WRITTEN INSTRUCTION:
Write the data out again, exactly as given.

DATASET SECTION:

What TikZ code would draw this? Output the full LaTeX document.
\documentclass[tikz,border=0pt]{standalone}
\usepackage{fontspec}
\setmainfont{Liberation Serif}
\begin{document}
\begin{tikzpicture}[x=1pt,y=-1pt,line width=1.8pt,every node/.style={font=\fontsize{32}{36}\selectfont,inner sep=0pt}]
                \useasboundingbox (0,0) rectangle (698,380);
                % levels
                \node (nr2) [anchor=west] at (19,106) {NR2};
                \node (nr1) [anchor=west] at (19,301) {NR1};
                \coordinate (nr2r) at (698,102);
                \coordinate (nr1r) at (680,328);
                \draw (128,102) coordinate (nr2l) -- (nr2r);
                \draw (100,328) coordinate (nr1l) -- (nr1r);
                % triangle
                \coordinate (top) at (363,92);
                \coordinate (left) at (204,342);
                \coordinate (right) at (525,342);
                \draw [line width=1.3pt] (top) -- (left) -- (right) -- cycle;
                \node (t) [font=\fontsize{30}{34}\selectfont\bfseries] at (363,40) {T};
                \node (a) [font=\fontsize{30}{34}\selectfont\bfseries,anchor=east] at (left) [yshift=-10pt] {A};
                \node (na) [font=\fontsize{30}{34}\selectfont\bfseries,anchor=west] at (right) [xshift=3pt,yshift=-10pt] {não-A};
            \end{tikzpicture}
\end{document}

WRITTEN SOLUTION:
What TikZ code would draw this? Output the full LaTeX document.
\documentclass[tikz,border=0pt]{standalone}
\usepackage{fontspec}
\setmainfont{Liberation Serif}
\begin{document}
\begin{tikzpicture}[x=1pt,y=-1pt,line width=1.8pt,every node/.style={font=\fontsize{32}{36}\selectfont,inner sep=0pt}]
                \useasboundingbox (0,0) rectangle (698,380);
                % levels
                \node (nr2) [anchor=west] at (19,106) {NR2};
                \node (nr1) [anchor=west] at (19,301) {NR1};
                \coordinate (nr2r) at (698,102);
                \coordinate (nr1r) at (680,328);
                \draw (128,102) coordinate (nr2l) -- (nr2r);
                \draw (100,328) coordinate (nr1l) -- (nr1r);
                % triangle
                \coordinate (top) at (363,92);
                \coordinate (left) at (204,342);
                \coordinate (right) at (525,342);
                \draw [line width=1.3pt] (top) -- (left) -- (right) -- cycle;
                \node (t) [font=\fontsize{30}{34}\selectfont\bfseries] at (363,40) {T};
                \node (a) [font=\fontsize{30}{34}\selectfont\bfseries,anchor=east] at (left) [yshift=-10pt] {A};
                \node (na) [font=\fontsize{30}{34}\selectfont\bfseries,anchor=west] at (right) [xshift=3pt,yshift=-10pt] {não-A};
            \end{tikzpicture}
\end{document}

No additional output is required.